■ **Challenge**: Gather each line containing the string "that" from these entries.

<<<<

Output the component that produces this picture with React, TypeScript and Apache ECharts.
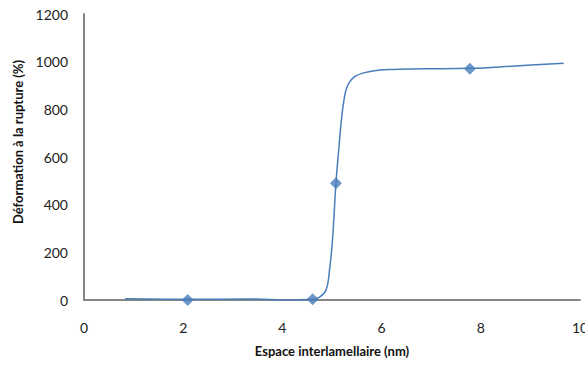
import React, { useEffect, useRef } from "react";
import * as echarts from "echarts";

// Smoothed curve, points
const curveX = [0.83, 2.09, 3.3, 4.2, 4.61, 4.75, 4.88, 4.95, 5.01, 5.08, 5.14, 5.2, 5.25, 5.3, 5.38, 5.48, 5.62, 5.82, 6.13, 6.8, 7.78, 8.7, 9.67];
const curveY = [5, 3, 4, 1, 3, 12, 42, 126, 252, 490, 640, 776, 850, 893, 922, 940, 952, 961, 967, 970, 972, 982, 993];

// Diamond markers
const markerX = [2.09, 4.61, 5.08, 7.78];
const markerY = [0, 3, 490, 970];

const xTicks = [0, 2, 4, 6, 8, 10];
const yTicks = [0, 200, 400, 600, 800, 1000, 1200];

const xTitle = "Espace interlamellaire (nm)";
const yTitle = "Déformation à la rupture (%)";

const BLUE = "#4a7ebb";
const AXIS = "#868686";
const FONT = "Lato";

export default function App() {
  const ref = useRef<HTMLDivElement>(null);
  useEffect(() => {
    if (!ref.current) return;
    const chart = echarts.init(ref.current, undefined, { renderer: "svg" });
    chart.setOption({
      animation: false,
      backgroundColor: "#ffffff",
      grid: { left: 84, right: 5, top: 14, bottom: 65, outerBoundsMode: "none", containLabel: false },
      xAxis: {
        type: "value",
        min: xTicks[0],
        max: xTicks[xTicks.length - 1],
        interval: 2,
        name: xTitle,
        nameLocation: "middle",
        nameGap: 44,
        nameTextStyle: { fontFamily: FONT, fontSize: 13, fontWeight: "bold", color: "#111" },
        axisLine: { show: true, lineStyle: { color: AXIS, width: 2 } },
        axisTick: { show: false },
        splitLine: { show: false },
        axisLabel: {
          margin: 20, fontFamily: FONT, fontSize: 14, color: "#222",
          alignMinLabel: "center", alignMaxLabel: "center",
          formatter: (v: number) => String(v),
        },
      },
      yAxis: {
        type: "value",
        min: yTicks[0],
        max: yTicks[yTicks.length - 1],
        interval: 200,
        name: yTitle,
        nameLocation: "middle",
        nameGap: 49,
        nameTextStyle: { fontFamily: FONT, fontSize: 13, fontWeight: "bold", color: "#111", padding: [0, 0, 0, 30] },
        axisLine: { show: true, lineStyle: { color: AXIS, width: 2 } },
        axisTick: { show: false },
        splitLine: { show: false },
        axisLabel: { margin: 16, fontFamily: FONT, fontSize: 14, color: "#222", formatter: (v: number) => String(v) },
      },
      series: [
        {
          type: "line",
          data: curveX.map((x, i) => [x, curveY[i]]),
          smooth: 0.4,
          showSymbol: false,
          symbol: "none",
          lineStyle: { color: BLUE, width: 1.5 },
          z: 2,
        },
        {
          type: "scatter",
          data: markerX.map((x, i) => [x, markerY[i]]),
          symbol: "diamond",
          symbolSize: 12,
          itemStyle: { color: BLUE },
          z: 3,
        },
      ],
    });
    return () => chart.dispose();
  }, []);
  return <div ref={ref} style={{ width: 585, height: 365, position: "absolute", left: 0, top: 0 }} />;
}
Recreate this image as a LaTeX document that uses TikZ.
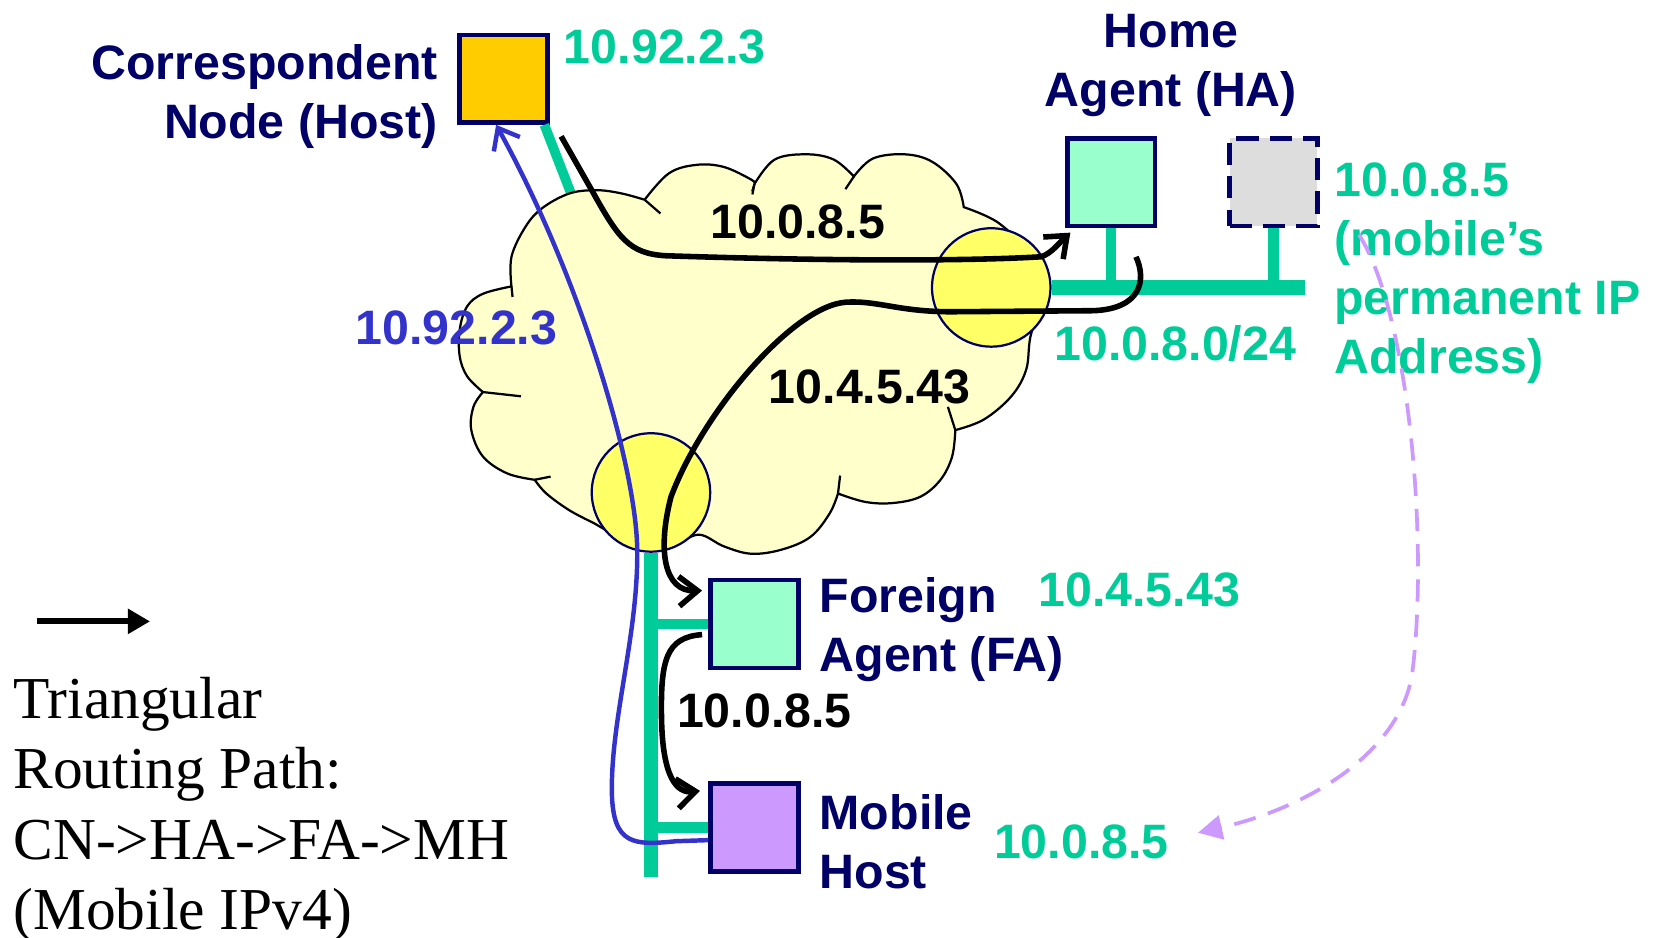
\documentclass[tikz,border=0pt]{standalone}
\usepackage{fontspec}
\setmainfont{Liberation Serif}
\setsansfont{Liberation Sans}
\usetikzlibrary{arrows.meta}

\definecolor{navy}{RGB}{0,0,102}
\definecolor{lanGreen}{RGB}{0,204,153}
\definecolor{cnOrange}{RGB}{255,204,0}
\definecolor{agentMint}{RGB}{153,255,204}
\definecolor{mhPurple}{RGB}{204,153,255}
\definecolor{permGrey}{RGB}{221,221,221}
\definecolor{cloudFill}{RGB}{255,255,204}
\definecolor{routerFill}{RGB}{255,255,102}
\definecolor{pathBlue}{RGB}{51,51,204}

\begin{document}
\begin{tikzpicture}[x=0.01cm, y=-0.01cm,
  host/.style={draw=navy, line width=1.2pt, minimum size=0.83cm, inner sep=0pt},
  router/.style={circle, draw=navy, line width=0.6pt, fill=routerFill, minimum size=1.12cm, inner sep=0pt},
  lan/.style={lanGreen, line width=4pt},
  tap/.style={lanGreen, line width=2.8pt},
  route/.style={line width=1.5pt, -{Straight Barb[length=5pt,width=8pt]}},
  lbl/.style={inner sep=0pt, font=\sffamily\bfseries\fontsize{13}{15.9}\selectfont},
  cloudarea/.style={draw=black, line width=0.6pt, fill=cloudFill}]
  \useasboundingbox (0,0) rectangle (1568,887);

  % Correspondent node and its link into the cloud
  \node[host, fill=cnOrange] (cn) at (476.5,74.5) {};
  \coordinate (cnlink) at (545,195);
  \draw[lanGreen, line width=2.6pt] ([shift={(-5,0)}]cn.south east) -- (cnlink);

  % Internet cloud
  \filldraw[cloudarea]
    plot[smooth, tension=.6] coordinates {(484,271) (484,243) (497,215) (513,197) (539,183) (565,180) (588,183) (610,189)}
    -- plot[smooth, tension=.6] coordinates {(610,189) (633,164) (659,156) (685,158) (711,170) (714,174)}
    -- plot[smooth, tension=.6] coordinates {(714,174) (733,151) (763,146) (789,151) (808,167)}
    -- plot[smooth, tension=.6] coordinates {(808,167) (826,150) (856,146) (882,153) (905,174) (912,196)}
    -- plot[smooth, tension=.6] coordinates {(912,196) (945,211) (972,240) (985,280) (975,319) (971,350) (957,375) (931,397) (904,407)}
    -- plot[smooth, tension=.6] coordinates {(904,407) (901,432) (890,454) (871,470) (845,476) (819,475) (793,467)}
    -- plot[smooth, tension=.6] coordinates {(793,467) (785,486) (767,508) (740,520) (711,524) (685,517) (662,506) (640,514) (616,516) (590,510) (562,495)}
    -- plot[smooth, tension=.6] coordinates {(562,495) (539,483) (517,467) (506,454)}
    -- plot[smooth, tension=.6] coordinates {(506,454) (480,448) (457,432) (446,407) (448,385) (457,371)}
    -- plot[smooth, tension=.6] coordinates {(457,371) (442,356) (435,337) (435,312) (442,290) (457,278) (484,271)}
    -- cycle;
  \foreach \ax/\ay/\bx/\by in {610/189/625/202, 714/174/712/184, 808/167/800/179, 904/407/897/385,
                               793/467/795/450, 506/454/521/451, 457/371/493/375, 484/271/485/281}
    \draw[line width=0.6pt] (\ax,\ay) -- (\bx,\by);

  % Agents, hosts and routers
  \node[host, fill=agentMint] (ha) at (1051.5,172.5) {};
  \node[host, fill=permGrey, dash pattern=on 6pt off 3pt] (perm) at (1205,172.5) {};
  \node[host, fill=agentMint] (fa) at (714,590.5) {};
  \node[host, fill=mhPurple] (mh) at (714,783) {};
  \node[router] (rha) at (938,272) {};
  \node[router] (rfa) at (616,466) {};

  % Home network 10.0.8.0/24
  \coordinate (busend) at (1235,272);
  \draw[lan] (rha.east) -- (busend);
  \draw[tap] (ha.south) -- (ha.south |- busend);
  \draw[tap] (perm.south) -- (perm.south |- busend);

  % Foreign network
  \coordinate (lanend) at (616,830);
  \draw[lan] (rfa.south) -- (lanend);
  \draw[tap] (fa.west) -- (fa.west -| lanend);
  \draw[tap] (mh.west) -- (mh.west -| lanend);

  % Triangular route CN -> HA -> FA -> MH
  \coordinate (cnout) at (531,129);
  \coordinate (haout) at (1075,243);
  \draw[route] (cnout) -- (560,180) .. controls (585,225) and (595,240) .. (630,242)
    .. controls (750,246) and (900,248) .. (985,243)
    .. controls (995,240) and (1003,229) .. ([shift={(5,4)}]ha.south west);
  \draw[route] (haout) .. controls (1085,265) and (1080,292) .. (1035,294) -- (900,295)
    .. controls (850,295) and (830,284) .. (800,286)
    .. controls (750,290) and (665,390) .. (635,470)
    .. controls (622,520) and (628,560) .. ([shift={(-6,12)}]fa.north west);
  \draw[route] ([shift={(-6,10)}]fa.west) .. controls (630,603) and (625,625) .. (626,680)
    .. controls (627,735) and (640,751) .. ([shift={(-8,9)}]mh.north west);

  % Direct reply MH -> CN
  \draw[pathBlue, line width=1.2pt, -{Straight Barb[length=5pt,width=8pt]}]
    ([shift={(0,12)}]mh.west) -- (640,796) .. controls (600,800) and (580,800) .. (579,750)
    .. controls (578,680) and (604,600) .. (603,520)
    .. controls (602,440) and (548,260) .. ([xshift=-2pt]cn.south);

  % Labels
  \node[lbl, text=navy, anchor=north east, align=right] (cnname) at (415,41) {Correspondent\\Node (Host)};
  \node[lbl, text=lanGreen, anchor=west] (cnip) at (533,44) {10.92.2.3};
  \node[lbl, text=navy, anchor=north, align=center] (haname) at (1108,13) {Home\\Agent (HA)};
  \node[lbl, text=lanGreen, anchor=north west, align=left] (permip) at (1262,153) {10.0.8.5\\(mobile’s\\permanent IP\\Address)};
  \node[lbl, text=lanGreen, anchor=west] (homenet) at (997,325) {10.0.8.0/24};
  \node[lbl] (hopha) at (755,210) {10.0.8.5};
  \node[lbl] (hopfa) at (823,366) {10.4.5.43};
  \node[lbl, text=pathBlue] (backip) at (432,310) {10.92.2.3};
  \node[lbl, text=navy, anchor=north west, align=left] (faname) at (775,546) {Foreign\\Agent (FA)};
  \node[lbl, text=lanGreen, anchor=west] (faip) at (982,558) {10.4.5.43};
  \node[lbl, anchor=west] (hopmh) at (640,673) {10.0.8.5};
  \node[lbl, text=navy, anchor=north west, align=left] (mhname) at (775,751) {Mobile\\Host};
  \node[lbl, text=lanGreen, anchor=west] (mhip) at (940,797) {10.0.8.5};

  % Permanent address moves with the mobile host
  \coordinate (permtail) at (1286,222);
  \draw[mhPurple, line width=1pt, dash pattern=on 6pt off 3.5pt, -{Triangle[length=6.5pt,width=6.5pt]}]
    (permtail) .. controls (1335,300) and (1352,520) .. (1336,640)
    .. controls (1322,715) and (1235,765) .. ([shift={(27,-9)}]mhip.east);

  % Legend
  \coordinate (legtail) at (35,588);
  \coordinate (leghead) at (142,588);
  \draw[line width=1.6pt, -{Triangle[length=6pt,width=6.5pt]}] (legtail) -- (leghead);
  \node[anchor=north west, inner sep=0pt, align=left, font=\fontsize{16}{18.95}\selectfont] (legend) at (12,640)
    {Triangular\\Routing Path:\\CN->HA->FA->MH\\(Mobile IPv4)};
\end{tikzpicture}
\end{document}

>>>>

■ **Worked answer**:
Output the component that produces this picture with React, TypeScript and Apache ECharts.
Recreate this image as a LaTeX document that uses TikZ.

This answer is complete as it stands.